Pretty English village wins High Court battle to stop new housing

Updated
Penshurst, Kent, England.
Penshurst, Kent, England.



Campaigners have won a High Court battle against plans for new housing in a famously picturesque village.

Residents in Penshurst, Kent, have succeeded in quashing plans for six affordable homes at Forge Field and the matter will now have to be reconsidered.

The landowner is Viscount De L'Isle, a descendant of Elizabethan poet, and soldier Sir Philip Sidney, who also owns Penshurst Place, one of Britain's grandest stately homes.

The villagers accuse him of behaving in a "feudal" manner.

They formed the Forge Field Society, which has won a judicial review of Sevenoaks District Council's decision to grant planning permission for the houses on the two acres of green space south-west of Penshurst High Street. Source: PA.

Villagers claim that the development, applied for by the West Kent Housing Association, would "forever alter" the character of the historic village, which has more than 30 listed buildings.

Mr Justice Lindblom, sitting in London, agreed with the society's legal team that council planners failed properly to apply planning law an that there had been a failure properly to consider alternative sites.

He ruled the council's assessment of alternatives in October 2013 "deficient".

Ruling that the application for judicial review must succeed, the judge said: "This is one of those cases in which the decision was one that no reasonable local planning authority could have made."

At a two-day hearing of the case in March, James Strachan QC, for the society, said Penshurst had "the great fortune of being one of those relatively rare villages where that sense of history and the intrinsic beauty of the surrounding area can still be experienced today".

He said this had been achieved through the preservation of its medieval character and the protection of its rural surroundings.
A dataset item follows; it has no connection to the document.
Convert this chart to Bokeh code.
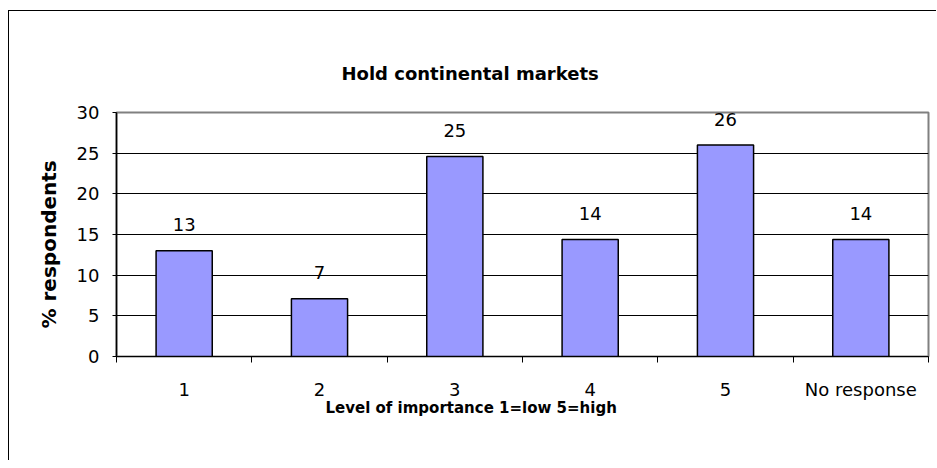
from bokeh.plotting import figure
from bokeh.models import FixedTicker, Title, Range1d, LinearAxis, Grid
from bokeh.core.properties import value
from bokeh.embed import file_html
from bokeh.resources import INLINE

categories = ["1", "2", "3", "4", "5", "No response"]
values = [13.0, 7.1, 24.6, 14.4, 26.0, 14.4]
value_labels = ["13", "7", "25", "14", "26", "14"]
y_ticks = [0, 5, 10, 15, 20, 25, 30]
grid_ticks = [5, 10, 15, 20, 25]
title_text = "Hold continental markets"
x_label = "Level of importance 1=low 5=high"
y_label = "% respondents"

FONT = "DejaVu Sans"
n = len(categories)
centers = [i + 0.5 for i in range(n)]
bounds = list(range(n + 1))

p = figure(width=936, height=460, output_backend="svg", toolbar_location=None,
           x_range=Range1d(0, n), y_range=Range1d(0, 30),
           min_border_left=116, min_border_right=8, min_border_top=112, min_border_bottom=104,
           x_axis_type=None, y_axis_type=None)
p.border_fill_color = None
p.background_fill_color = "white"
p.outline_line_color = "#808080"
p.outline_line_width = 2
p.styles = {"background": "linear-gradient(#000,#000) 8px 10px / 1px 100% no-repeat, "
                          "linear-gradient(#000,#000) 8px 10px / 100% 1px no-repeat, #fff"}

xa = LinearAxis(ticker=FixedTicker(ticks=centers, minor_ticks=bounds))
xa.major_label_overrides = {c: lab for c, lab in zip(centers, categories)}
xa.major_tick_out = 0
xa.major_tick_in = 0
xa.minor_tick_out = 6
xa.minor_tick_in = 0
xa.minor_tick_line_color = "black"
xa.axis_line_color = "black"
xa.axis_line_width = 1
xa.major_label_standoff = 16
xa.major_label_text_font = FONT
xa.major_label_text_font_size = "18px"
xa.major_label_text_color = "black"
p.add_layout(xa, "below")

ya = LinearAxis(ticker=FixedTicker(ticks=y_ticks))
ya.major_tick_out = 4
ya.major_tick_in = 0
ya.minor_tick_out = 0
ya.minor_tick_in = 0
ya.axis_line_color = "black"
ya.axis_line_width = 1.5
ya.major_label_standoff = 13
ya.major_label_text_font = FONT
ya.major_label_text_font_size = "18px"
ya.major_label_text_color = "black"
p.add_layout(ya, "left")

p.add_layout(Grid(dimension=1, ticker=FixedTicker(ticks=grid_ticks),
                  grid_line_color="black", grid_line_width=1))

p.vbar(x=centers, top=values, bottom=0, width=0.415,
       fill_color="#9999FF", line_color="black", line_width=1.5)
p.text(x=centers, y=values, text=value_labels, text_align="center",
       text_baseline="alphabetic", y_offset=-26,
       text_font=value(FONT), text_font_size="18px", text_color="black")

p.title = Title(text=title_text, align="left", offset=225, standoff=58,
                text_font=FONT, text_font_size="18px", text_font_style="bold",
                text_color="black")
p.add_layout(Title(text=x_label, align="left", offset=209, standoff=-11,
                   text_font=FONT, text_font_size="15px", text_font_style="bold",
                   text_color="black"), "below")
p.add_layout(Title(text=y_label, align="left", offset=28, standoff=25,
                   text_font=FONT, text_font_size="20px", text_font_style="bold",
                   text_color="black"), "left")

open("out.html", "w").write(file_html(p, INLINE))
It benefited from "being watched over" as part of the Green Belt and was an important part of the High Weald Area of Outstanding Natural Beauty as well as being a tourist attraction.

The residents wrote directly to Lord and Lady De L'Isle, urging them to consider selling a different part of their 2,500-acre estate for leaseholds.

Mark Leader, the development director of West Kent Housing Association, has described the Forge Field scheme as a response to a local need for more affordable housing.

Rob Rees, chairman of the Forge Field Society, said outside court: "There has been massive objection. This case is of some importance.

"It is about a green field site which has one of the highest levels of protected status in the land. If you can build here you can build anywhere."

Mr Rees said there was an alternative local site at Becket's Field where there are already bungalows.